Günlerden 28 Ekim Pazar. Saat 12:26. New York’un Greenwich Village semtinde bulunan Olio e Piu adlı, yarısı dolu bir İtalyan restoranında daha önce sadece Instagram’da gördüğüm bir yüz arıyorum…

İşte orada.

Kısa, siyah saçlar.

Kahkül.

Halka küpeler.

Çizgili bir kazak.

İddiallı bir ruj.

Evet, kesinlikle o olmalı.

Zeynep Güngör.

 

Sizi kendi kendinize söylenirken duyabiliyorum; Zeynep Güngör kim? Bilmemeniz gayet doğal. Ama eminim ki bu yazının sonunda, tasarımları kadar renkli kişiliğini de tanımış olarak ayrılacaksınız.
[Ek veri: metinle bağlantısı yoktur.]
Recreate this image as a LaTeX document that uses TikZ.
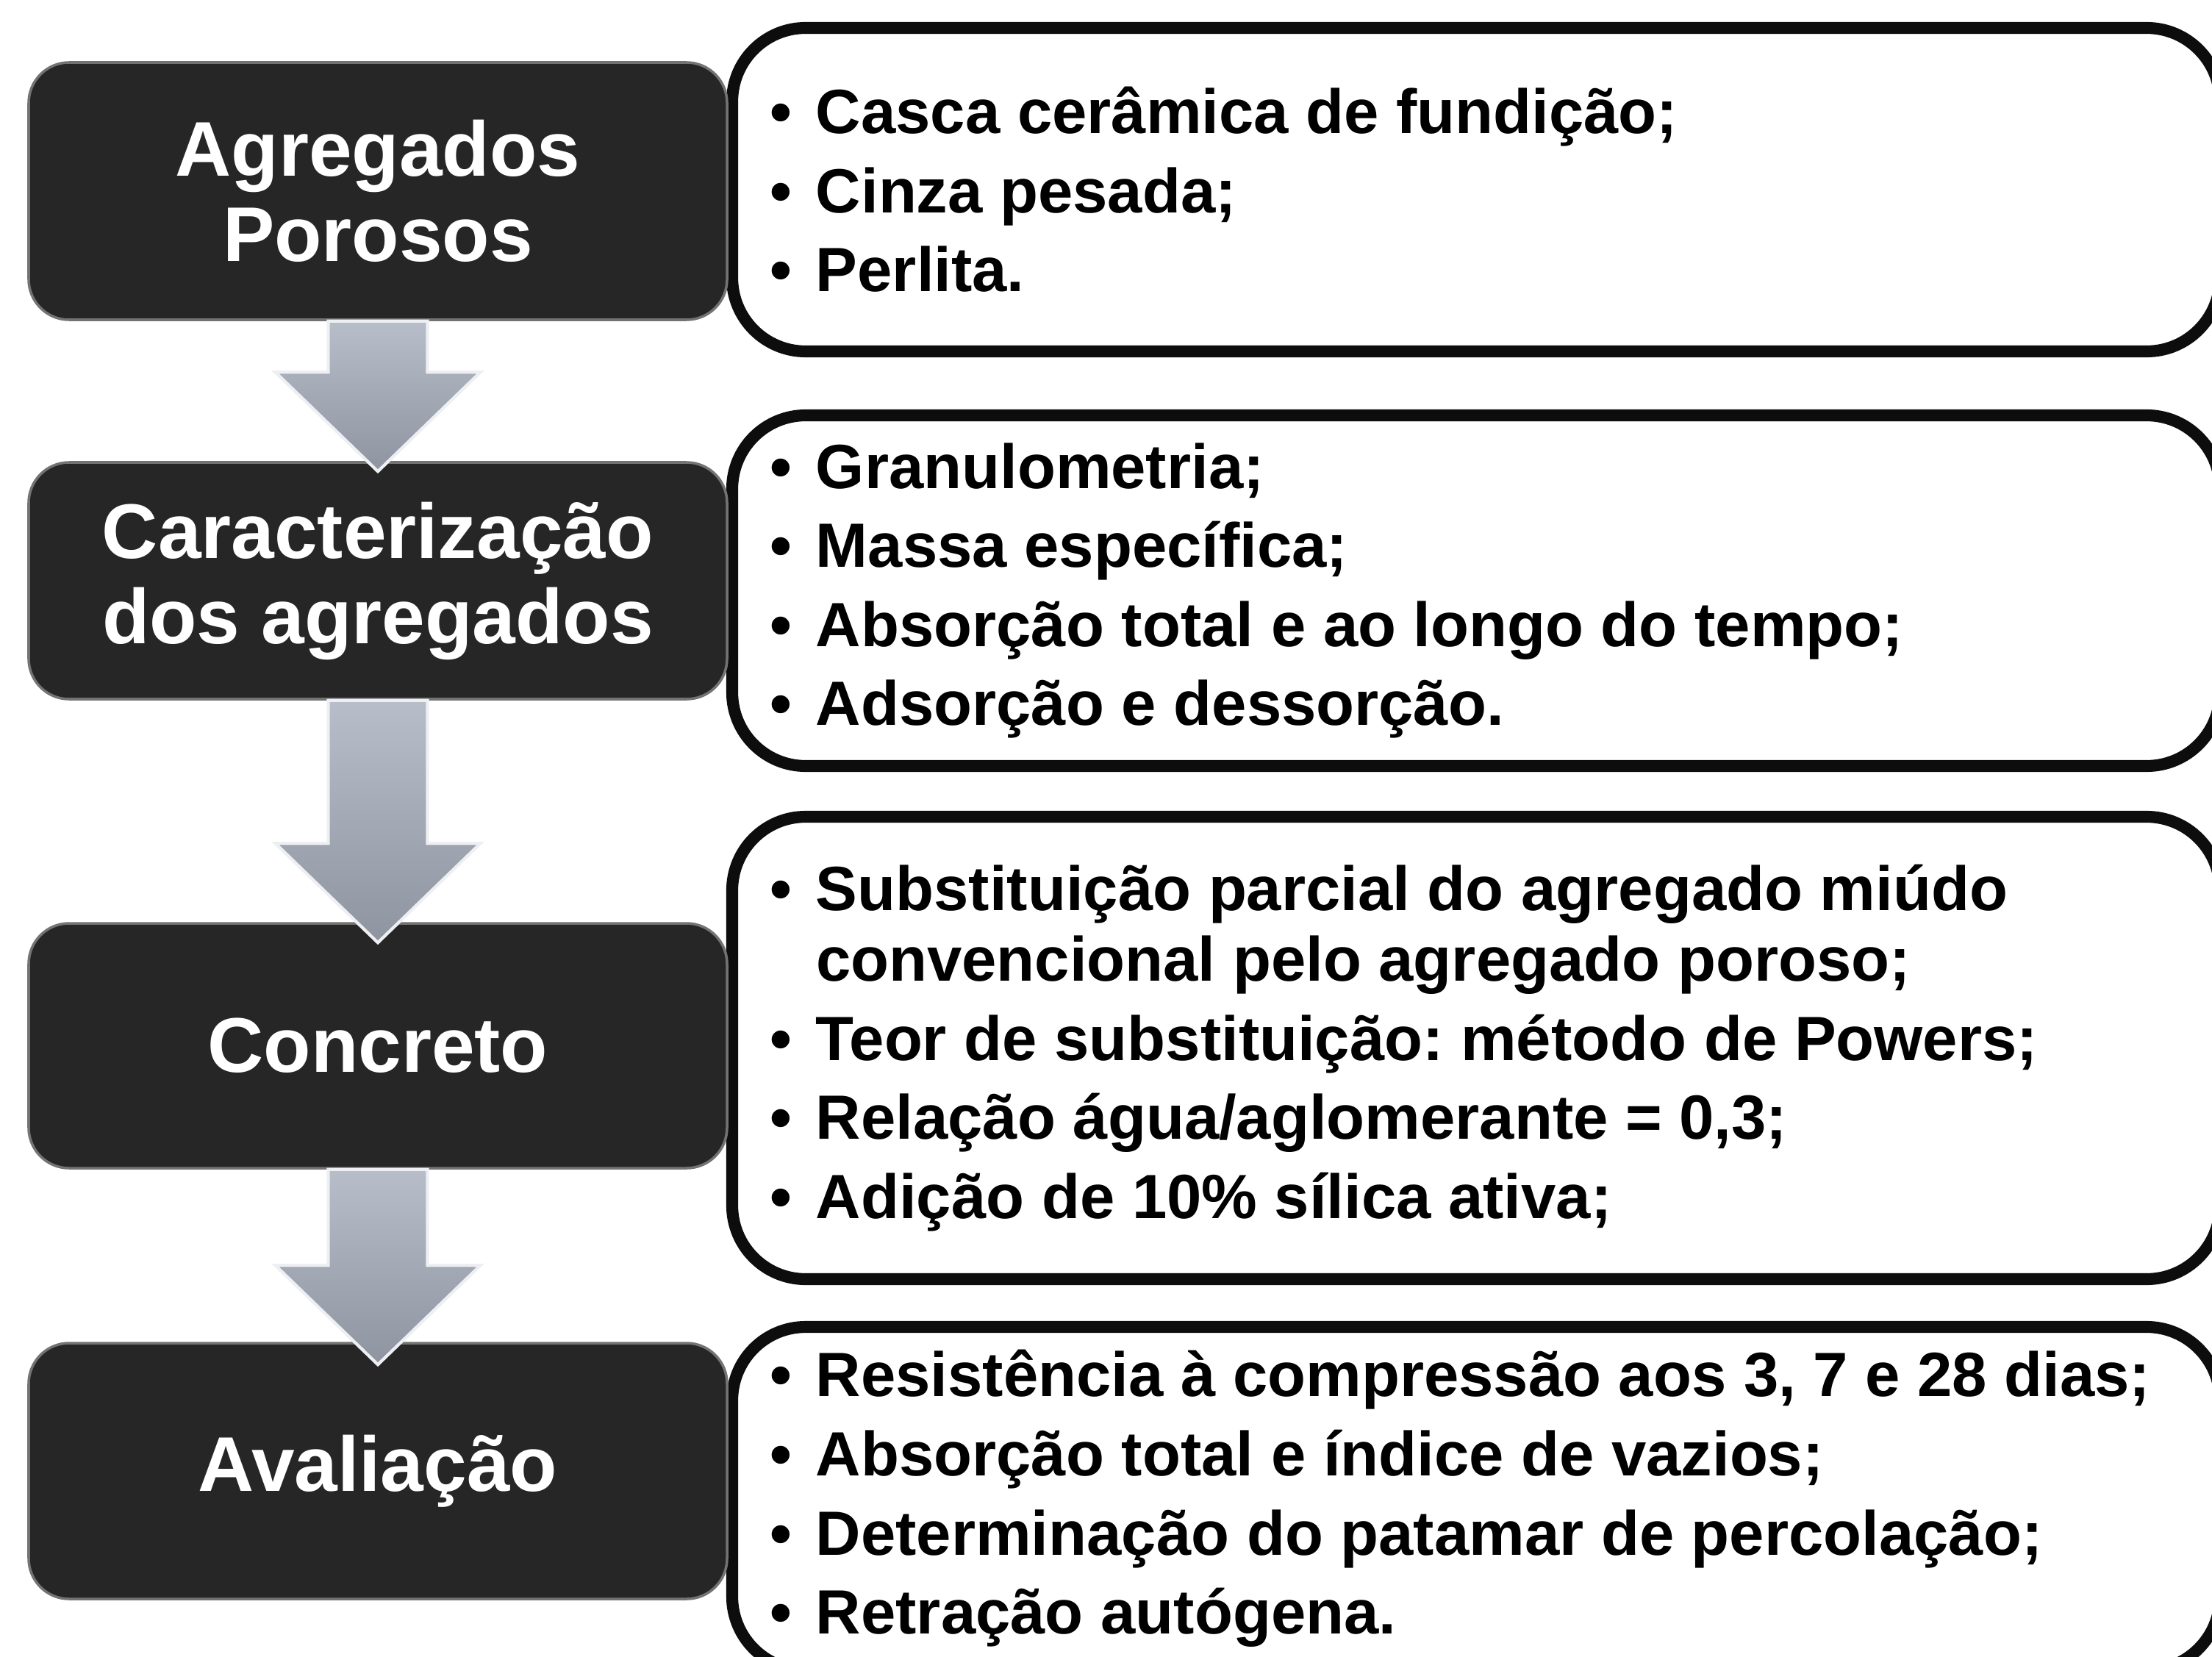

Ana yemek olarak risotto söyleyip, bana kendi önerisi olan bu restoranın pizzalarını denememi söylüyor. Bir tane seçiyorum. Zeynep, “obsesif bir şekilde” yemek düşkünü: farklı farklı etlerle, sebzelerle çalışmayı, adeta “deney yapmayı” seviyor. “Elim kaşık tutabildiğinden beri mutfaktayım.” diye anlatıyor.

 

Zeynep, İstanbul’da Hisar Okulları’nda liseyi bursla bitirdikten sonra grafik tasarım okumak için New York’un yolunu tuttu, önde gelen tasarım okullarından olan Pratt’e gitti. Küçük yaştan beri, gazeteler ve dergilerdeki harfleri keser, biriktirirdi. Sanat okumak istediğini her zaman biliyordu. Grafik tasarım okumaya 15 yaşında  karar verdi.

 

PRATT’TE HAYAT

Pratt beklediği gibi değildi. “Sanat, sanat, sanat bekliyordum. Olimpik olacak ve ben asla yetişemeyeceğim sanıyordum.” Ödevleri Zeynep on sayfa hazırlarken, yanındakilerin yarım sayfalık kağıtlar teslim ettiklerini fark ediyordu.

 

“[Pratt’te] en çok öğrendiğim şey mod değiştirmek” diyor Zeynep. Aynı şeyleri, farklı insanlara nasıl anlatacağını öğrenmiş. Şu an yaptığı reklam işinde en önemli şeyin de bu olduğunu düşününüyor, “tamamen renkler ve renklere göre ayarlanmak.”

 

Zeynep, çalışma şeklinin Amerika’da biraz değiştiğini söylüyor:

       “Türkiye’de bizim okuma şeklimiz çok farklı. […] Bizde ne kadar acı çekiyorsan o kadar çalışıyormuş gibi gözüküyorsun. Halbuki burada bir tane fikir buldun, tamamen konsept bazlı, ve konuşarak halledebiliyorsun. Gerçekten işi yapmak bir sonraki adım.” Her şeye rağmen, Zeynep, Pratt’in diğer tasarım okullarına göre daha teknik olduğunu söylüyor.

 

Tasarımları genelde yoğun çalışma gerektiren işler. “A4 kağıdın yarısına siyah kare çizen çocuğa ‘ooo inanılmaz, design genius (tasarım dehası)’ denilen bir okulda” kendini çok yanlız hissediyordu:

“O da çok hoş, anti-design dalgasını seviyorum ama benim olayım değil. Biz büyük bir aileyiz. Ailenin bir kısmı Yunanlı, bir kısmı İranlı, Suriyeli, Faslı. Dans, şarkı ve renklerle büyüdüm. […] Kendi kültürümü görmezden gelip ‘bunun gibi yapmak istiyorum’ demek istemiyorum. Avrupalı adamların yapıp taptıkları fütüristik, minimalist işler, bizim kültürümüzü yansıtan işler değil. Biz daha farklı bir yerden, dokudan geliyoruz. Onun için reddettim bunu yapmayı.”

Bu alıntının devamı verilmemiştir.